Le glacier Okjökull, avant sa fonte. / Dominic Boyer/Cymene Howe

C’est une disparition qui n’a laissé personne de glace : en 2014, l’Islande voyait s’évanouir Okjökull, premier glacier à disparaître à cause du réchauffement climatique. La glace, qui recouvrait encore 16 km2 de surface en 1890, s’était réduite à peau de chagrin : 0,7 km2 en 2012, selon les relevés de l’université d’Islande.

Pour marquer cette funeste première sur l’île, une plaque commémorative sera inaugurée le 18 août vers 16 heures (heure de Paris) sur le site de l’ancien glacier par des chercheurs islandais et de l’université Rice aux Etats-Unis, à l’initiative du projet. La première ministre islandaise, Katrin Jakobsdottir, et l’ancienne commissaire des Nations unies aux droits de l’homme Mary Robinson sont notamment attendues lors de la cérémonie.

Rendre concret le réchauffement climatique

« Il s’agira du premier monument érigé en l’honneur d’un glacier disparu à cause des changements climatiques dans le monde », a déclaré Cymene Howe, professeure d’anthropologie à l’université Rice, citée dans un communiqué. « En marquant le décès de l’Okjökull, nous espérons attirer l’attention sur ce qui se perd à mesure que les glaciers de la Terre disparaissent », ajoute l’anthropologue.

Avec cette plaque en lettres d’or titrée en islandais et en anglais « Une lettre pour l’avenir », les chercheurs espèrent sensibiliser la population face au déclin des glaciers et aux effets du changement climatique.

« Tous nos glaciers devraient connaître le même sort au cours des deux cents prochaines années. Ce monument atteste que nous savons ce qui se passe et ce qui doit être fait. Vous seuls savez si nous l’avons fait », peut-on lire sur la plaque, dont le texte s’adresse aux générations futures. Elle porte également la mention « 415 ppm CO2 », en référence au niveau record de concentration de dioxyde de carbone enregistré dans l’atmosphère en mai dernier.

La plaque commémorative sera inaugurée le 18 août. / Dominic Boyer/Cymene Howe

« Les discussions sur le changement climatique peuvent être très abstraites, accompagnées de nombreuses statistiques catastrophiques et des modèles scientifiques complexes (...) incompréhensibles », estime la professeure d’anthropologie à l’université Rice. Et d’ajouter : « Un monument à la mémoire d’un glacier disparu peut-être un bon moyen d’appréhender ce à quoi nous sommes aujourd’hui confrontés ».
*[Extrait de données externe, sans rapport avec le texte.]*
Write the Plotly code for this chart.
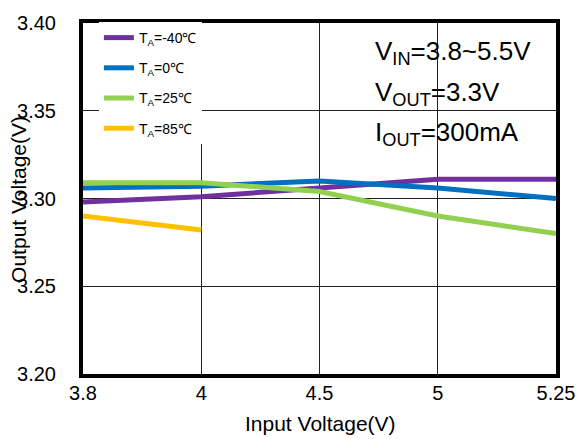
import plotly.graph_objects as go

x_labels = ["3.8", "4", "4.5", "5", "5.25"]
v_m40 = [3.298, 3.301, 3.306, 3.311, 3.311]
v_0 = [3.306, 3.307, 3.310, 3.306, 3.300]
v_25 = [3.309, 3.309, 3.304, 3.290, 3.280]
x_85 = ["3.8", "4"]
v_85 = [3.290, 3.282]

series = [
    ("T<sub>A</sub>=-40℃", x_labels, v_m40, "#7030A0"),
    ("T<sub>A</sub>=0℃", x_labels, v_0, "#0070C0"),
    ("T<sub>A</sub>=25℃", x_labels, v_25, "#92D050"),
    ("T<sub>A</sub>=85℃", x_85, v_85, "#FFC000"),
]

FONT = "Liberation Sans, Arial, sans-serif"

fig = go.Figure()
for i, (name, xs, ys, col) in enumerate(series):
    fig.add_trace(go.Scatter(x=xs, y=ys, mode="lines", name=name,
                             legendgroup=f"g{i}",
                             line=dict(color=col, width=5)))

W, H = 587, 439
L, R, T, B = 83, 28, 18, 65
pw = W - L - R
ph = H - T - B

def px(xp):
    return (xp - L) / pw

def py(yp):
    return (H - B - yp) / ph

fig.update_layout(
    width=W, height=H,
    margin=dict(l=L, r=R, t=T, b=B),
    paper_bgcolor="white", plot_bgcolor="white",
    font=dict(family=FONT, color="black"),
    showlegend=True,
    legend=dict(x=px(99), y=py(17), xanchor="left", yanchor="top",
                bgcolor="white", font=dict(size=14, family=FONT),
                tracegroupgap=9, itemwidth=30),
    xaxis=dict(type="category", categoryorder="array", categoryarray=x_labels,
               range=[0, 4], showgrid=True, gridcolor="#222222", gridwidth=1,
               showline=True, linecolor="black", linewidth=4, mirror=True,
               ticks="", tickfont=dict(size=20), ticklabelstandoff=-2,
               zeroline=False),
    yaxis=dict(range=[3.20, 3.40], dtick=0.05, tick0=3.20, tickformat=".2f",
               showgrid=True, gridcolor="#222222", gridwidth=1,
               showline=True, linecolor="black", linewidth=4, mirror=True,
               ticks="", tickfont=dict(size=20), ticklabelstandoff=19,
               zeroline=False),
)

fig.add_shape(type="rect", xref="paper", yref="paper",
              x0=px(357), x1=px(553), y0=py(165), y1=py(23),
              fillcolor="white", line=dict(width=0), layer="between")

notes = ["V<sub>IN</sub>=3.8~5.5V", "V<sub>OUT</sub>=3.3V", "I<sub>OUT</sub>=300mA"]
note_y = [48, 89, 130]
for t, yy in zip(notes, note_y):
    fig.add_annotation(text=t, xref="paper", yref="paper", x=px(375), y=py(yy),
                       xanchor="left", yanchor="middle", showarrow=False,
                       font=dict(size=26, family=FONT))

fig.add_annotation(text="Output Voltage(V)", xref="paper", yref="paper",
                   x=px(18), y=py(197), xanchor="center", yanchor="middle",
                   textangle=-90, showarrow=False, font=dict(size=21, family=FONT))
fig.add_annotation(text="Input Voltage(V)", xref="paper", yref="paper",
                   x=px(322), y=py(424), xanchor="center", yanchor="middle",
                   showarrow=False, font=dict(size=21, family=FONT))

fig.write_html("out.html", config={"displayModeBar": False},
               post_script="document.body.style.margin='0';document.body.style.overflow='hidden';")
Selon la chercheuse et son confrère Dominic Boyer, l’Islande perd environ onze milliards de tonnes de glace chaque année. Les scientifiques craignent la disparition des quelque 400 glaciers que compte l’île subarctique d’ici deux cents ans.

« Glace morte »

En 2014, « nous avons pris la décision qu’il ne s’agissait plus d’un glacier, c’était seulement de la glace morte qui ne bougeait plus », raconte à l’AFP le géologue Oddur Sigurdsson, qui a étudié l’Okjökull. Le glacier est alors déclassé, une première pour l’Islande.

Pour avoir le statut de glacier, la masse de glace et de neige de celui-ci « doit être assez épaisse pour pouvoir se déplacer grâce à son propre poids », soit 40 à 50 mètres d’épaisseur afin de produire suffisamment de pression pour rendre la glace malléable, explique-t-il.

Près de la moitié des sites du Patrimoine mondial de l’humanité pourraient perdre leurs glaciers d’ici 2100 si les émissions de gaz à effet de serre se poursuivent au rythme actuel, selon une étude de l’Union internationale pour la conservation de la nature (UICN) publiée en avril.

Oddur Sigurdsson dit « craindre que rien ne puisse être fait pour arrêter » ces disparitions. « L’inertie du système climatique est telle que, même si on arrêtait dès maintenant d’introduire des gaz à effet de serre dans l’atmosphère, il continuerait à se réchauffer pendant un siècle et demi ou deux avant d’atteindre son équilibre », précise-t-il.

En Islande, le parc national du Vatnajökull, dans le sud de l’île, inscrit au Patrimoine mondial de l’Unesco depuis juillet, porte le nom du glacier qu’il abrite et qui conserve encore le titre de plus grande calotte glaciaire d’Islande.